I am most confused now. I should have hung in there for the entire cycle of Finnish weather, perhaps entered into hysteria with my new compatriots, not ‘gone home’ for a breather before coming back and finishing the year. Do I stay? Do I go? Do I commute? How does one make the decision where to hang one’s hat? The friend with the cauliflower had a very wise suggestion: decide where you want to wake up every morning. I’ve been thinking about that. And I think it doesn’t matter as long as I can walk out into a landscape with a steaming mug of coffee, looking at how far along the living creatures have come since last I looked. Can I do this in a greenhouse in mid-winter? Can I walk out on a frozen dock and feel the same satisfaction as I look at the ice? Is it the traces in nature I want to see, or is it vegetable matter that matters?

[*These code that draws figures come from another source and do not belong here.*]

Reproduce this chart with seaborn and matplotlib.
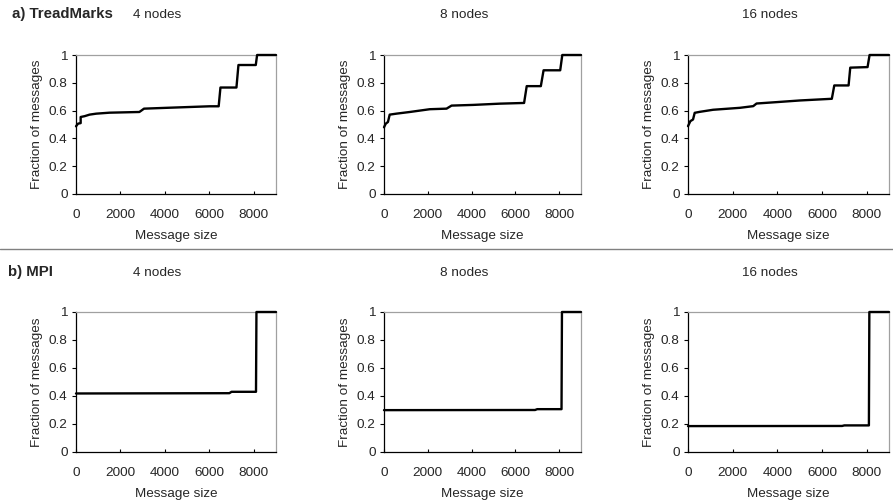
import matplotlib
matplotlib.use("Agg")
import matplotlib.pyplot as plt
from matplotlib.ticker import FuncFormatter
from matplotlib.lines import Line2D
import seaborn as sns

sns.set_style("white")
plt.rcParams["font.family"] = ["Liberation Sans", "DejaVu Sans"]

# ---- data (message size, cumulative fraction) ----
node_titles = ["4 nodes", "8 nodes", "16 nodes"]

tmk4_x = [0, 90, 210, 210, 390, 610, 910, 1510, 2850, 2940, 3060, 4080, 6010, 6420, 6500, 7220, 7310, 8090, 8150, 9000]
tmk4_y = [0.487, 0.506, 0.51, 0.554, 0.56, 0.571, 0.578, 0.585, 0.59, 0.6, 0.614, 0.62, 0.631, 0.631, 0.766, 0.766, 0.928, 0.928, 1.0, 1.0]

tmk8_x = [0, 80, 180, 260, 565, 1177, 2093, 2857, 3087, 4080, 5300, 6400, 6520, 7165, 7290, 8050, 8145, 9000]
tmk8_y = [0.48, 0.506, 0.518, 0.571, 0.578, 0.59, 0.61, 0.614, 0.636, 0.641, 0.65, 0.655, 0.776, 0.776, 0.89, 0.89, 1.0, 1.0]

tmk16_x = [0, 105, 225, 300, 525, 1124, 2322, 2920, 3070, 3970, 5020, 6440, 6550, 7190, 7265, 8040, 8130, 9000]
tmk16_y = [0.488, 0.524, 0.536, 0.584, 0.591, 0.606, 0.62, 0.632, 0.651, 0.661, 0.673, 0.685, 0.781, 0.781, 0.909, 0.913, 1.0, 1.0]

mpi4_x = [0, 6900, 7000, 8100, 8120, 9000]
mpi4_y = [0.418, 0.42, 0.43, 0.43, 1.0, 1.0]

mpi8_x = [0, 6900, 7000, 8110, 8130, 9000]
mpi8_y = [0.299, 0.3, 0.306, 0.306, 1.0, 1.0]

mpi16_x = [0, 6900, 7000, 8100, 8120, 9000]
mpi16_y = [0.185, 0.186, 0.19, 0.19, 1.0, 1.0]

rows = [
    [(tmk4_x, tmk4_y), (tmk8_x, tmk8_y), (tmk16_x, tmk16_y)],
    [(mpi4_x, mpi4_y), (mpi8_x, mpi8_y), (mpi16_x, mpi16_y)],
]

W, H = 893, 503
fig = plt.figure(figsize=(W / 100, H / 100), dpi=100)

# axes boxes in pixels: (left, width)
cols_px = [(76, 200), (384, 197), (688, 201)]
rows_px = [(55, 194), (312, 452)]  # (top, bottom)
title_x = [157, 464, 770]
title_y = [15, 273]
fs = 9.7


def fmt(v, pos):
    return "%g" % round(v, 1)


for r, (top, bot) in enumerate(rows_px):
    for c, (left, width) in enumerate(cols_px):
        ax = fig.add_axes([left / W, 1 - bot / H, width / W, (bot - top) / H])
        xs, ys = rows[r][c]
        sns.lineplot(x=xs, y=ys, ax=ax, color="black", linewidth=1.7,
                     estimator=None, sort=False, clip_on=False, zorder=5)
        ax.set_xlim(0, 9000)
        ax.set_ylim(0, 1)
        ax.set_xticks([0, 2000, 4000, 6000, 8000])
        ax.set_yticks([0, 0.2, 0.4, 0.6, 0.8, 1.0])
        ax.yaxis.set_major_formatter(FuncFormatter(fmt))
        ax.tick_params(axis="x", direction="in", length=2.5, width=0.8,
                       color="black", labelsize=fs, pad=11, bottom=True)
        ax.tick_params(axis="y", direction="out", length=3, width=0.8,
                       color="black", labelsize=fs, pad=3, left=True)
        for side in ["left", "bottom"]:
            ax.spines[side].set_color("black")
            ax.spines[side].set_linewidth(0.9)
        for side in ["top", "right"]:
            ax.spines[side].set_color("#a0a0a0")
            ax.spines[side].set_linewidth(0.9)
        ax.set_xlabel("Message size", fontsize=fs, labelpad=6)
        ax.set_ylabel("Fraction of messages", fontsize=fs, labelpad=4)
        fig.text(title_x[c] / W, 1 - title_y[r] / H, node_titles[c],
                 fontsize=fs, ha="center", va="center")

fig.text(12 / W, 1 - 14 / H, "a) TreadMarks", fontsize=10.8, fontweight="bold",
         ha="left", va="center")
fig.text(8 / W, 1 - 272 / H, "b) MPI", fontsize=10.8, fontweight="bold",
         ha="left", va="center")

fig.add_artist(Line2D([0, 1], [1 - 249 / H, 1 - 249 / H], color="#808080",
                      linewidth=1.0, transform=fig.transFigure))

fig.savefig("out.png", dpi=100, facecolor="white")
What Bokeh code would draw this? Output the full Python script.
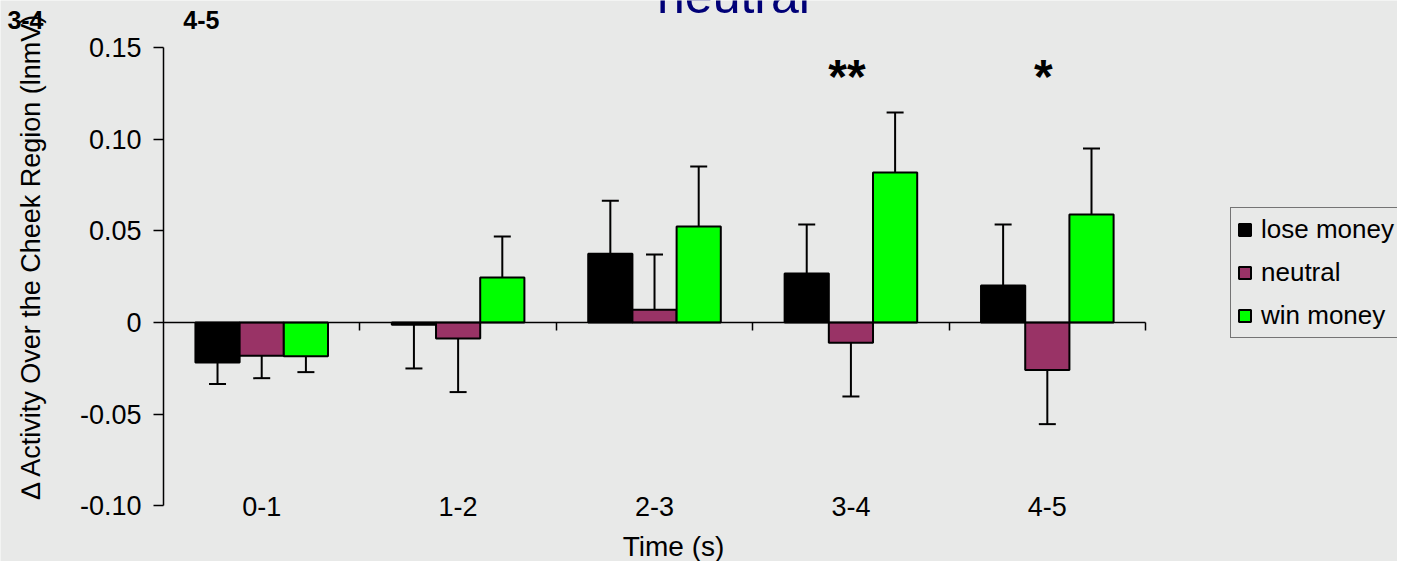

And there’s the issue of impact. I’ve always wanted to be where I’ll be of most use. I know I’m doing some good here, but I felt that way in Eugene as well, and across a broader spectrum. I know, the sages will say that you can make an impact no matter where you are. Is it more meaningful to give back to the culture that raised you? Less meaningful to educate the privileged? Am I arguing about angels on pinheads here? At least I’m not hysterical about this – simply thoughtful and curious about how it will all turn out.

Now I’m headed for another three weeks away from Finland. Things are sure to be far advanced by the time I get back. Hopefully I’ll get to experience a taste of hysteria when I return – or at least some measured cavorting in someone’s backyard.